# EXERCISE DIRECTIONS
Set down every entry word for word. Omit the pictures.
──────── RECORDS FOR THIS EXERCISE ────────
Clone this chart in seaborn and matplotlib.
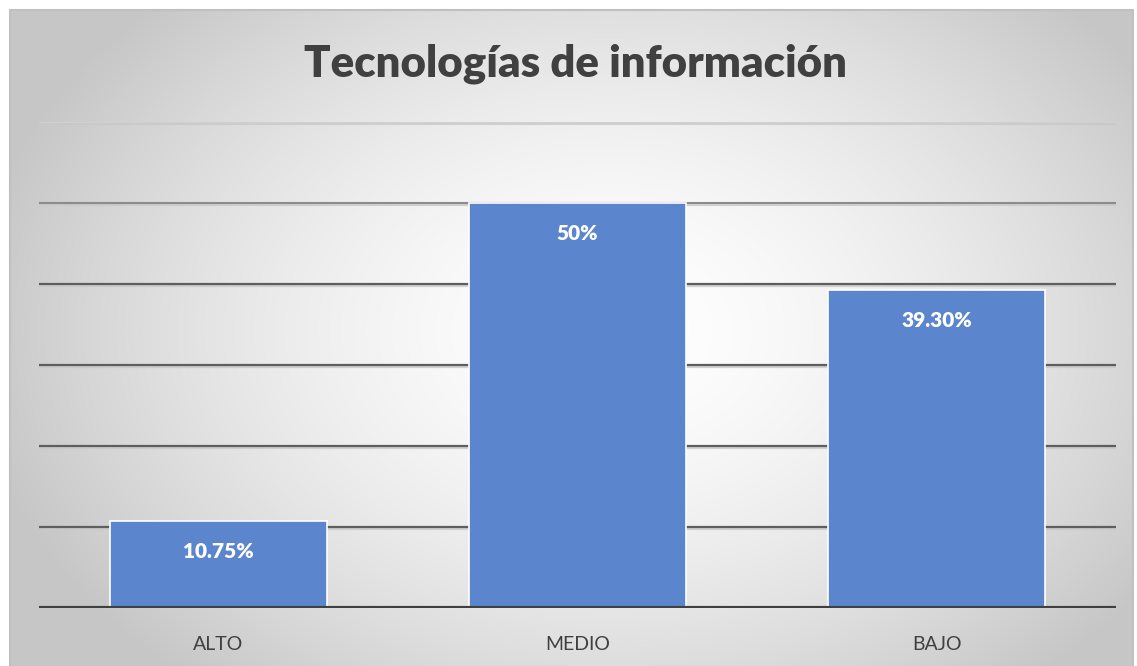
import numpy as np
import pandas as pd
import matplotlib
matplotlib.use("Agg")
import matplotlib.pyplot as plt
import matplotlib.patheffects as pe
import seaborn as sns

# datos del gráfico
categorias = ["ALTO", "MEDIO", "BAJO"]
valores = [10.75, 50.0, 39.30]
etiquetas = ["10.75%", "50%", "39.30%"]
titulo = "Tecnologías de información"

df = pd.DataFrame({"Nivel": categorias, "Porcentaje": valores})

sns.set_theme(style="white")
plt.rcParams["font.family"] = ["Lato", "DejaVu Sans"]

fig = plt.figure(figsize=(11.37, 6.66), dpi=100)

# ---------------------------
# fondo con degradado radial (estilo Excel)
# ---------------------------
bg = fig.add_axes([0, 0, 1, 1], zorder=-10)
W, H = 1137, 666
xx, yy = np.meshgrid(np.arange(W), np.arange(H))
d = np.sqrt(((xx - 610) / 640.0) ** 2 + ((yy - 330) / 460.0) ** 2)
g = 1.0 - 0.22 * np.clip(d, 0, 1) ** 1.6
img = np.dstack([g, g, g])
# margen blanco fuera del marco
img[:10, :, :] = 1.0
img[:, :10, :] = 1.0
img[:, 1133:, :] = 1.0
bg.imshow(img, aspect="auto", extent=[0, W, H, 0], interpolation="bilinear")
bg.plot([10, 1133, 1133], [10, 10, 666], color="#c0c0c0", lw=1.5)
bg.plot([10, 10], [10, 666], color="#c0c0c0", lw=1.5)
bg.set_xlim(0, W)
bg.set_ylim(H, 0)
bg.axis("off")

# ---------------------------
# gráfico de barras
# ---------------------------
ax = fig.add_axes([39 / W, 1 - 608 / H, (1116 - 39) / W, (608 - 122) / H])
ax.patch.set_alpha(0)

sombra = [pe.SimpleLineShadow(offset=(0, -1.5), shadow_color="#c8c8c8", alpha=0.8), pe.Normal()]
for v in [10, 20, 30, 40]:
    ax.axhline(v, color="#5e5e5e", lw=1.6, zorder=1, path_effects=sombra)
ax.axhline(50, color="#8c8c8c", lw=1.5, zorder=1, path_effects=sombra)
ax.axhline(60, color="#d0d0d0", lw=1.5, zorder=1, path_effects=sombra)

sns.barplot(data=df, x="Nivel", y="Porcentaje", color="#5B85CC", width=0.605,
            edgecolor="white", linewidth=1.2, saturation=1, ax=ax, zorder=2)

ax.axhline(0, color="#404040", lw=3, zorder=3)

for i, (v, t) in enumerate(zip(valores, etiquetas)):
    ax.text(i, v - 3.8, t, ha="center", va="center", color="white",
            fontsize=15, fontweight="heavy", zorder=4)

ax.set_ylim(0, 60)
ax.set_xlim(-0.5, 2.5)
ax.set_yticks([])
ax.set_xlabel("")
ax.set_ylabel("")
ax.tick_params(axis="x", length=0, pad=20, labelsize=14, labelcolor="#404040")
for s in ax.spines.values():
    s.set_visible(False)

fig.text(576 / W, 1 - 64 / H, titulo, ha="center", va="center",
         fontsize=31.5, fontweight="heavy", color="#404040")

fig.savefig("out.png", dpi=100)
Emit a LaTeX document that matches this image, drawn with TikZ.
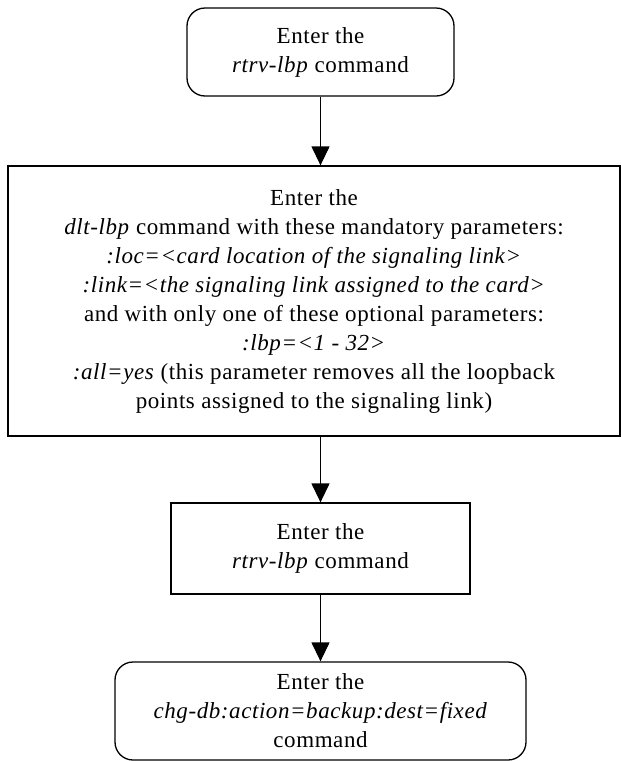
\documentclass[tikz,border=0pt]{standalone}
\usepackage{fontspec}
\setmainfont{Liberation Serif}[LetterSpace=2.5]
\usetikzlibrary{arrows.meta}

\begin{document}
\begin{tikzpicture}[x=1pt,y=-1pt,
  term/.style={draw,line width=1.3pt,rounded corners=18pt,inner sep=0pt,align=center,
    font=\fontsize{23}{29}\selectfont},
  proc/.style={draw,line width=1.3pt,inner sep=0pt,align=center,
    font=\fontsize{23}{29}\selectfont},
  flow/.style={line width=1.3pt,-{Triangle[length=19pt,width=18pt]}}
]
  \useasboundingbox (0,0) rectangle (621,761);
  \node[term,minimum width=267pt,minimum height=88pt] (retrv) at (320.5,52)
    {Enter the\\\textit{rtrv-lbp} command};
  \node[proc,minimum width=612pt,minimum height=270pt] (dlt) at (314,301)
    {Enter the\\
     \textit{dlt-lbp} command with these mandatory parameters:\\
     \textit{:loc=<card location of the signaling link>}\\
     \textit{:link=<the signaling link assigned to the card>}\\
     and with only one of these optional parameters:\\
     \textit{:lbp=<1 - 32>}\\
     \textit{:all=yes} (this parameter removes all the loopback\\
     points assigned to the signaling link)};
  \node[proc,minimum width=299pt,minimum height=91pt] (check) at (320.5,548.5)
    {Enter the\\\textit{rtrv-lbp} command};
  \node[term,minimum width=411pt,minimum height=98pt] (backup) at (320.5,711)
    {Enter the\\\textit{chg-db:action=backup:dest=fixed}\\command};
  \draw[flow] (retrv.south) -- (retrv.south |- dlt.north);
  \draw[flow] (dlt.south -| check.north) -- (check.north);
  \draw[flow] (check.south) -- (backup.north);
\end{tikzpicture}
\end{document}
────────
# COMPLETE OUTPUT
Clone this chart in seaborn and matplotlib.
import numpy as np
import pandas as pd
import matplotlib
matplotlib.use("Agg")
import matplotlib.pyplot as plt
import matplotlib.patheffects as pe
import seaborn as sns

# datos del gráfico
categorias = ["ALTO", "MEDIO", "BAJO"]
valores = [10.75, 50.0, 39.30]
etiquetas = ["10.75%", "50%", "39.30%"]
titulo = "Tecnologías de información"

df = pd.DataFrame({"Nivel": categorias, "Porcentaje": valores})

sns.set_theme(style="white")
plt.rcParams["font.family"] = ["Lato", "DejaVu Sans"]

fig = plt.figure(figsize=(11.37, 6.66), dpi=100)

# ---------------------------
# fondo con degradado radial (estilo Excel)
# ---------------------------
bg = fig.add_axes([0, 0, 1, 1], zorder=-10)
W, H = 1137, 666
xx, yy = np.meshgrid(np.arange(W), np.arange(H))
d = np.sqrt(((xx - 610) / 640.0) ** 2 + ((yy - 330) / 460.0) ** 2)
g = 1.0 - 0.22 * np.clip(d, 0, 1) ** 1.6
img = np.dstack([g, g, g])
# margen blanco fuera del marco
img[:10, :, :] = 1.0
img[:, :10, :] = 1.0
img[:, 1133:, :] = 1.0
bg.imshow(img, aspect="auto", extent=[0, W, H, 0], interpolation="bilinear")
bg.plot([10, 1133, 1133], [10, 10, 666], color="#c0c0c0", lw=1.5)
bg.plot([10, 10], [10, 666], color="#c0c0c0", lw=1.5)
bg.set_xlim(0, W)
bg.set_ylim(H, 0)
bg.axis("off")

# ---------------------------
# gráfico de barras
# ---------------------------
ax = fig.add_axes([39 / W, 1 - 608 / H, (1116 - 39) / W, (608 - 122) / H])
ax.patch.set_alpha(0)

sombra = [pe.SimpleLineShadow(offset=(0, -1.5), shadow_color="#c8c8c8", alpha=0.8), pe.Normal()]
for v in [10, 20, 30, 40]:
    ax.axhline(v, color="#5e5e5e", lw=1.6, zorder=1, path_effects=sombra)
ax.axhline(50, color="#8c8c8c", lw=1.5, zorder=1, path_effects=sombra)
ax.axhline(60, color="#d0d0d0", lw=1.5, zorder=1, path_effects=sombra)

sns.barplot(data=df, x="Nivel", y="Porcentaje", color="#5B85CC", width=0.605,
            edgecolor="white", linewidth=1.2, saturation=1, ax=ax, zorder=2)

ax.axhline(0, color="#404040", lw=3, zorder=3)

for i, (v, t) in enumerate(zip(valores, etiquetas)):
    ax.text(i, v - 3.8, t, ha="center", va="center", color="white",
            fontsize=15, fontweight="heavy", zorder=4)

ax.set_ylim(0, 60)
ax.set_xlim(-0.5, 2.5)
ax.set_yticks([])
ax.set_xlabel("")
ax.set_ylabel("")
ax.tick_params(axis="x", length=0, pad=20, labelsize=14, labelcolor="#404040")
for s in ax.spines.values():
    s.set_visible(False)

fig.text(576 / W, 1 - 64 / H, titulo, ha="center", va="center",
         fontsize=31.5, fontweight="heavy", color="#404040")

fig.savefig("out.png", dpi=100)
Emit a LaTeX document that matches this image, drawn with TikZ.
\documentclass[tikz,border=0pt]{standalone}
\usepackage{fontspec}
\setmainfont{Liberation Serif}[LetterSpace=2.5]
\usetikzlibrary{arrows.meta}

\begin{document}
\begin{tikzpicture}[x=1pt,y=-1pt,
  term/.style={draw,line width=1.3pt,rounded corners=18pt,inner sep=0pt,align=center,
    font=\fontsize{23}{29}\selectfont},
  proc/.style={draw,line width=1.3pt,inner sep=0pt,align=center,
    font=\fontsize{23}{29}\selectfont},
  flow/.style={line width=1.3pt,-{Triangle[length=19pt,width=18pt]}}
]
  \useasboundingbox (0,0) rectangle (621,761);
  \node[term,minimum width=267pt,minimum height=88pt] (retrv) at (320.5,52)
    {Enter the\\\textit{rtrv-lbp} command};
  \node[proc,minimum width=612pt,minimum height=270pt] (dlt) at (314,301)
    {Enter the\\
     \textit{dlt-lbp} command with these mandatory parameters:\\
     \textit{:loc=<card location of the signaling link>}\\
     \textit{:link=<the signaling link assigned to the card>}\\
     and with only one of these optional parameters:\\
     \textit{:lbp=<1 - 32>}\\
     \textit{:all=yes} (this parameter removes all the loopback\\
     points assigned to the signaling link)};
  \node[proc,minimum width=299pt,minimum height=91pt] (check) at (320.5,548.5)
    {Enter the\\\textit{rtrv-lbp} command};
  \node[term,minimum width=411pt,minimum height=98pt] (backup) at (320.5,711)
    {Enter the\\\textit{chg-db:action=backup:dest=fixed}\\command};
  \draw[flow] (retrv.south) -- (retrv.south |- dlt.north);
  \draw[flow] (dlt.south -| check.north) -- (check.north);
  \draw[flow] (check.south) -- (backup.north);
\end{tikzpicture}
\end{document}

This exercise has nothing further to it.